* EXTRACTED ENTRIES *

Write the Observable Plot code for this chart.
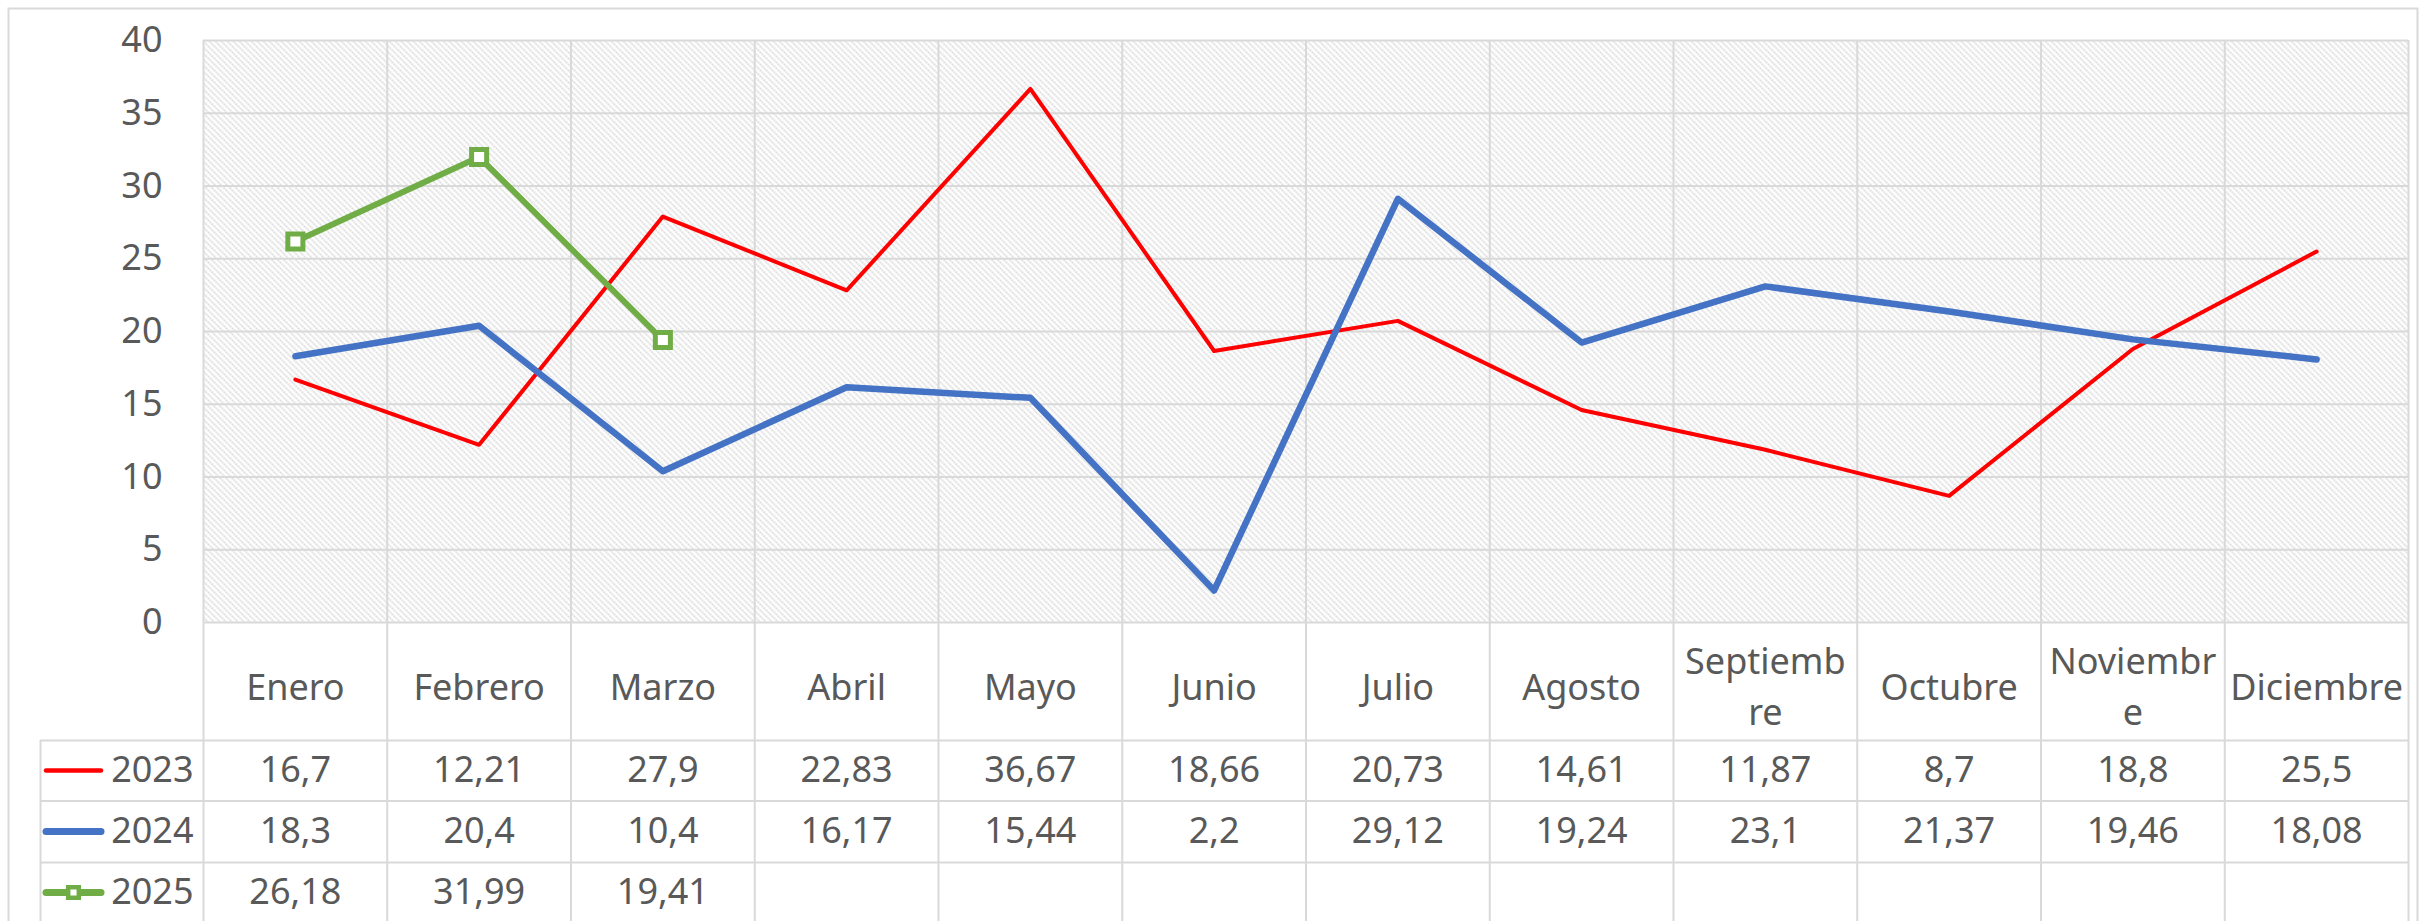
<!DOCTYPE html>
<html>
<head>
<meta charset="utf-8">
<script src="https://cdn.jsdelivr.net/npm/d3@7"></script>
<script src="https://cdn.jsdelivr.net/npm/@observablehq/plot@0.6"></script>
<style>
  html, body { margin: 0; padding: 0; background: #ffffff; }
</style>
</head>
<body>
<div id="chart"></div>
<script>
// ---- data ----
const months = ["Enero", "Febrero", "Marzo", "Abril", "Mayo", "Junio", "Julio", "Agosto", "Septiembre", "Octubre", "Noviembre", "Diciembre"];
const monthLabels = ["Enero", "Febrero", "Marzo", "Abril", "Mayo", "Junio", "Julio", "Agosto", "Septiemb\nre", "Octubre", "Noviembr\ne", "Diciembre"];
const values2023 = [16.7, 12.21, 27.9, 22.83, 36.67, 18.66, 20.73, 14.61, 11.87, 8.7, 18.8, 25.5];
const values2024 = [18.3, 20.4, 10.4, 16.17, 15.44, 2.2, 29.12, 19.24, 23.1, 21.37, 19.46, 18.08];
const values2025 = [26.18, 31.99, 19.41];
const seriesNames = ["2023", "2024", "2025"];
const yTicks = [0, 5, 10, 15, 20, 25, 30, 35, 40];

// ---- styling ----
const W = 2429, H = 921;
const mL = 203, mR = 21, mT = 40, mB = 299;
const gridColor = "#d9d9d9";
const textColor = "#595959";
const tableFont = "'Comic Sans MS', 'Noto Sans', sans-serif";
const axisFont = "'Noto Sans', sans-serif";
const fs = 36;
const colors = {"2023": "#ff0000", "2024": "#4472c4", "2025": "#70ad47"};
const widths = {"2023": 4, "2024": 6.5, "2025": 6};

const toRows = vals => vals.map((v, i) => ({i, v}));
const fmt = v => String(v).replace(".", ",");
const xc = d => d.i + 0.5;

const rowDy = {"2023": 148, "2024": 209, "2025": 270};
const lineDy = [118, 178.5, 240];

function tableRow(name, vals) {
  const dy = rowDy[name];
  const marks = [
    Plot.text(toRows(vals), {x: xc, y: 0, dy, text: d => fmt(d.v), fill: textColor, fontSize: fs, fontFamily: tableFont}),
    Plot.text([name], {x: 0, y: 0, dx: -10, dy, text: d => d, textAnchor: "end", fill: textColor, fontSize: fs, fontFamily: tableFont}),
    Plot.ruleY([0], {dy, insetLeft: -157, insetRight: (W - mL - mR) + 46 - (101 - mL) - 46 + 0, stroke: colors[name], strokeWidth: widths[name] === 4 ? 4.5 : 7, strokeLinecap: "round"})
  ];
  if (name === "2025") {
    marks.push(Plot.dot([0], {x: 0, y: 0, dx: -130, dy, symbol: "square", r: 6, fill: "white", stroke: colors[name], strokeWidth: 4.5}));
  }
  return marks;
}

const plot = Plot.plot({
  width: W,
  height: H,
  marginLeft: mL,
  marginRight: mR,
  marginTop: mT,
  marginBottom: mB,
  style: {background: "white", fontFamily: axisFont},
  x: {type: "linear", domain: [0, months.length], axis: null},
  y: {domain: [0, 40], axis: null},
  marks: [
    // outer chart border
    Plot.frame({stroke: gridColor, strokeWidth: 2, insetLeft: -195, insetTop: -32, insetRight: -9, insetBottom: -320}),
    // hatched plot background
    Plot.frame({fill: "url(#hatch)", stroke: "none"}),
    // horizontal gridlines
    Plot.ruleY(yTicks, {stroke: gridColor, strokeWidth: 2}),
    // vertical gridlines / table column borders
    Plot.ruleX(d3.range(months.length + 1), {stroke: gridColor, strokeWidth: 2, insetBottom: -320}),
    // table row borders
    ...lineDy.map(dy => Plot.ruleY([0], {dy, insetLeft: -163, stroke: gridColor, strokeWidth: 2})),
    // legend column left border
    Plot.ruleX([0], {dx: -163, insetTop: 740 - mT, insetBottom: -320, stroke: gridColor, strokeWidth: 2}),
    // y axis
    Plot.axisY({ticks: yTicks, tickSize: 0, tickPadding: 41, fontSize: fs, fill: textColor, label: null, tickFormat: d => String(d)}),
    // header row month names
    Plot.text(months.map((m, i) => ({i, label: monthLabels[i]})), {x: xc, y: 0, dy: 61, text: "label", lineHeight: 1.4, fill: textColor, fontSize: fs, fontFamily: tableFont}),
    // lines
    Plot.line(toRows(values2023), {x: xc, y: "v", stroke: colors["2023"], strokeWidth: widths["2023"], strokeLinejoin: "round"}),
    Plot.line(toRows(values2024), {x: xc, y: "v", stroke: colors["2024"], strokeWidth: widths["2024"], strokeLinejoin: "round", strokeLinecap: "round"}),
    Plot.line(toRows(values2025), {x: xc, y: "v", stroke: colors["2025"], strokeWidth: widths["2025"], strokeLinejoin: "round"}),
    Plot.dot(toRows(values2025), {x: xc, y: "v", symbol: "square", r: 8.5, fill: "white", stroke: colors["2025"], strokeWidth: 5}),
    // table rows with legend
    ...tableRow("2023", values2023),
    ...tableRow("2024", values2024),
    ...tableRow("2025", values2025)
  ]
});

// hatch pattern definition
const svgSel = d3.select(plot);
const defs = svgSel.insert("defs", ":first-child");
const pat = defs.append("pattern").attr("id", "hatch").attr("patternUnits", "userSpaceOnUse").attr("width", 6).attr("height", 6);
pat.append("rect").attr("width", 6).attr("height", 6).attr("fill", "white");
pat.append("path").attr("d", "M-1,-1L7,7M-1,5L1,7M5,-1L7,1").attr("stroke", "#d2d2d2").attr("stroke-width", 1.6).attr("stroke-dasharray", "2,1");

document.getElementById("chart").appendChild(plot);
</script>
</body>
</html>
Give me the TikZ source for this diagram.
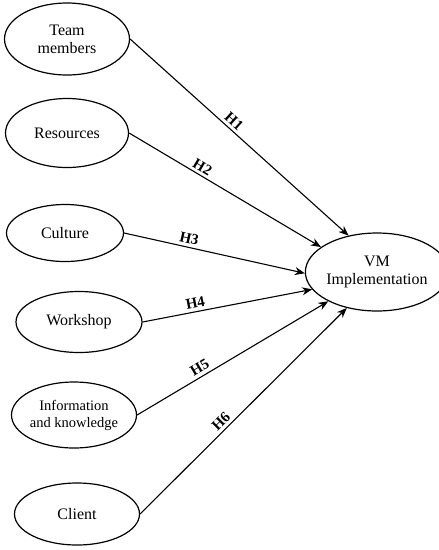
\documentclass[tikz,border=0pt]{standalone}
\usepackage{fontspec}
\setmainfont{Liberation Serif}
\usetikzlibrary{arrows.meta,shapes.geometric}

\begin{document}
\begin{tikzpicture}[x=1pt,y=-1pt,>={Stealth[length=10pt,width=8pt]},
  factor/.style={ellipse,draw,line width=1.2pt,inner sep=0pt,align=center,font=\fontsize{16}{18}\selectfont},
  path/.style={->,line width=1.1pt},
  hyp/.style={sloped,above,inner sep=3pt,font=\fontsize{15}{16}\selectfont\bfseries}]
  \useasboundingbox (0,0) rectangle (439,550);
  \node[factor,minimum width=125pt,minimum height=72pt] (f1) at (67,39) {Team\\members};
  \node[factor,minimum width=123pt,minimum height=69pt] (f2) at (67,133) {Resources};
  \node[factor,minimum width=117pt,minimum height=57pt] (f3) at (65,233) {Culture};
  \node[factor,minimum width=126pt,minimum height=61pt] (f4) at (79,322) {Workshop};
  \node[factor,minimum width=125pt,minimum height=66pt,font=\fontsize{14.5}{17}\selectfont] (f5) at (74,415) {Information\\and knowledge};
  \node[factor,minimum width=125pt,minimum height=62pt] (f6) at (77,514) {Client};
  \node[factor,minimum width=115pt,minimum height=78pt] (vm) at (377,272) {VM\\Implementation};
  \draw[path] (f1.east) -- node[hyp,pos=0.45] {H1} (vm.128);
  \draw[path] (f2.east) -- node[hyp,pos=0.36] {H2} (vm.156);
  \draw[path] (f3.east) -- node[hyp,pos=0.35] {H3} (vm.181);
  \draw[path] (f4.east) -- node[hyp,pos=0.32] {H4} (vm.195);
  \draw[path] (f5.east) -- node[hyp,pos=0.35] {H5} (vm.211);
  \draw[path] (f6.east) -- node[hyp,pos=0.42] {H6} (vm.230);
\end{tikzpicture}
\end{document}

* OBJECTIVE *
Copy the material above exactly and drop the pictures.

* OUTPUT OF THE TASK *
Write the Observable Plot code for this chart.
<!DOCTYPE html>
<html>
<head>
<meta charset="utf-8">
<script src="https://cdn.jsdelivr.net/npm/d3@7"></script>
<script src="https://cdn.jsdelivr.net/npm/@observablehq/plot@0.6"></script>
<style>
  html, body { margin: 0; padding: 0; background: #ffffff; }
</style>
</head>
<body>
<div id="chart"></div>
<script>
// ---- data ----
const months = ["Enero", "Febrero", "Marzo", "Abril", "Mayo", "Junio", "Julio", "Agosto", "Septiembre", "Octubre", "Noviembre", "Diciembre"];
const monthLabels = ["Enero", "Febrero", "Marzo", "Abril", "Mayo", "Junio", "Julio", "Agosto", "Septiemb\nre", "Octubre", "Noviembr\ne", "Diciembre"];
const values2023 = [16.7, 12.21, 27.9, 22.83, 36.67, 18.66, 20.73, 14.61, 11.87, 8.7, 18.8, 25.5];
const values2024 = [18.3, 20.4, 10.4, 16.17, 15.44, 2.2, 29.12, 19.24, 23.1, 21.37, 19.46, 18.08];
const values2025 = [26.18, 31.99, 19.41];
const seriesNames = ["2023", "2024", "2025"];
const yTicks = [0, 5, 10, 15, 20, 25, 30, 35, 40];

// ---- styling ----
const W = 2429, H = 921;
const mL = 203, mR = 21, mT = 40, mB = 299;
const gridColor = "#d9d9d9";
const textColor = "#595959";
const tableFont = "'Comic Sans MS', 'Noto Sans', sans-serif";
const axisFont = "'Noto Sans', sans-serif";
const fs = 36;
const colors = {"2023": "#ff0000", "2024": "#4472c4", "2025": "#70ad47"};
const widths = {"2023": 4, "2024": 6.5, "2025": 6};

const toRows = vals => vals.map((v, i) => ({i, v}));
const fmt = v => String(v).replace(".", ",");
const xc = d => d.i + 0.5;

const rowDy = {"2023": 148, "2024": 209, "2025": 270};
const lineDy = [118, 178.5, 240];

function tableRow(name, vals) {
  const dy = rowDy[name];
  const marks = [
    Plot.text(toRows(vals), {x: xc, y: 0, dy, text: d => fmt(d.v), fill: textColor, fontSize: fs, fontFamily: tableFont}),
    Plot.text([name], {x: 0, y: 0, dx: -10, dy, text: d => d, textAnchor: "end", fill: textColor, fontSize: fs, fontFamily: tableFont}),
    Plot.ruleY([0], {dy, insetLeft: -157, insetRight: (W - mL - mR) + 46 - (101 - mL) - 46 + 0, stroke: colors[name], strokeWidth: widths[name] === 4 ? 4.5 : 7, strokeLinecap: "round"})
  ];
  if (name === "2025") {
    marks.push(Plot.dot([0], {x: 0, y: 0, dx: -130, dy, symbol: "square", r: 6, fill: "white", stroke: colors[name], strokeWidth: 4.5}));
  }
  return marks;
}

const plot = Plot.plot({
  width: W,
  height: H,
  marginLeft: mL,
  marginRight: mR,
  marginTop: mT,
  marginBottom: mB,
  style: {background: "white", fontFamily: axisFont},
  x: {type: "linear", domain: [0, months.length], axis: null},
  y: {domain: [0, 40], axis: null},
  marks: [
    // outer chart border
    Plot.frame({stroke: gridColor, strokeWidth: 2, insetLeft: -195, insetTop: -32, insetRight: -9, insetBottom: -320}),
    // hatched plot background
    Plot.frame({fill: "url(#hatch)", stroke: "none"}),
    // horizontal gridlines
    Plot.ruleY(yTicks, {stroke: gridColor, strokeWidth: 2}),
    // vertical gridlines / table column borders
    Plot.ruleX(d3.range(months.length + 1), {stroke: gridColor, strokeWidth: 2, insetBottom: -320}),
    // table row borders
    ...lineDy.map(dy => Plot.ruleY([0], {dy, insetLeft: -163, stroke: gridColor, strokeWidth: 2})),
    // legend column left border
    Plot.ruleX([0], {dx: -163, insetTop: 740 - mT, insetBottom: -320, stroke: gridColor, strokeWidth: 2}),
    // y axis
    Plot.axisY({ticks: yTicks, tickSize: 0, tickPadding: 41, fontSize: fs, fill: textColor, label: null, tickFormat: d => String(d)}),
    // header row month names
    Plot.text(months.map((m, i) => ({i, label: monthLabels[i]})), {x: xc, y: 0, dy: 61, text: "label", lineHeight: 1.4, fill: textColor, fontSize: fs, fontFamily: tableFont}),
    // lines
    Plot.line(toRows(values2023), {x: xc, y: "v", stroke: colors["2023"], strokeWidth: widths["2023"], strokeLinejoin: "round"}),
    Plot.line(toRows(values2024), {x: xc, y: "v", stroke: colors["2024"], strokeWidth: widths["2024"], strokeLinejoin: "round", strokeLinecap: "round"}),
    Plot.line(toRows(values2025), {x: xc, y: "v", stroke: colors["2025"], strokeWidth: widths["2025"], strokeLinejoin: "round"}),
    Plot.dot(toRows(values2025), {x: xc, y: "v", symbol: "square", r: 8.5, fill: "white", stroke: colors["2025"], strokeWidth: 5}),
    // table rows with legend
    ...tableRow("2023", values2023),
    ...tableRow("2024", values2024),
    ...tableRow("2025", values2025)
  ]
});

// hatch pattern definition
const svgSel = d3.select(plot);
const defs = svgSel.insert("defs", ":first-child");
const pat = defs.append("pattern").attr("id", "hatch").attr("patternUnits", "userSpaceOnUse").attr("width", 6).attr("height", 6);
pat.append("rect").attr("width", 6).attr("height", 6).attr("fill", "white");
pat.append("path").attr("d", "M-1,-1L7,7M-1,5L1,7M5,-1L7,1").attr("stroke", "#d2d2d2").attr("stroke-width", 1.6).attr("stroke-dasharray", "2,1");

document.getElementById("chart").appendChild(plot);
</script>
</body>
</html>
Give me the TikZ source for this diagram.
\documentclass[tikz,border=0pt]{standalone}
\usepackage{fontspec}
\setmainfont{Liberation Serif}
\usetikzlibrary{arrows.meta,shapes.geometric}

\begin{document}
\begin{tikzpicture}[x=1pt,y=-1pt,>={Stealth[length=10pt,width=8pt]},
  factor/.style={ellipse,draw,line width=1.2pt,inner sep=0pt,align=center,font=\fontsize{16}{18}\selectfont},
  path/.style={->,line width=1.1pt},
  hyp/.style={sloped,above,inner sep=3pt,font=\fontsize{15}{16}\selectfont\bfseries}]
  \useasboundingbox (0,0) rectangle (439,550);
  \node[factor,minimum width=125pt,minimum height=72pt] (f1) at (67,39) {Team\\members};
  \node[factor,minimum width=123pt,minimum height=69pt] (f2) at (67,133) {Resources};
  \node[factor,minimum width=117pt,minimum height=57pt] (f3) at (65,233) {Culture};
  \node[factor,minimum width=126pt,minimum height=61pt] (f4) at (79,322) {Workshop};
  \node[factor,minimum width=125pt,minimum height=66pt,font=\fontsize{14.5}{17}\selectfont] (f5) at (74,415) {Information\\and knowledge};
  \node[factor,minimum width=125pt,minimum height=62pt] (f6) at (77,514) {Client};
  \node[factor,minimum width=115pt,minimum height=78pt] (vm) at (377,272) {VM\\Implementation};
  \draw[path] (f1.east) -- node[hyp,pos=0.45] {H1} (vm.128);
  \draw[path] (f2.east) -- node[hyp,pos=0.36] {H2} (vm.156);
  \draw[path] (f3.east) -- node[hyp,pos=0.35] {H3} (vm.181);
  \draw[path] (f4.east) -- node[hyp,pos=0.32] {H4} (vm.195);
  \draw[path] (f5.east) -- node[hyp,pos=0.35] {H5} (vm.211);
  \draw[path] (f6.east) -- node[hyp,pos=0.42] {H6} (vm.230);
\end{tikzpicture}
\end{document}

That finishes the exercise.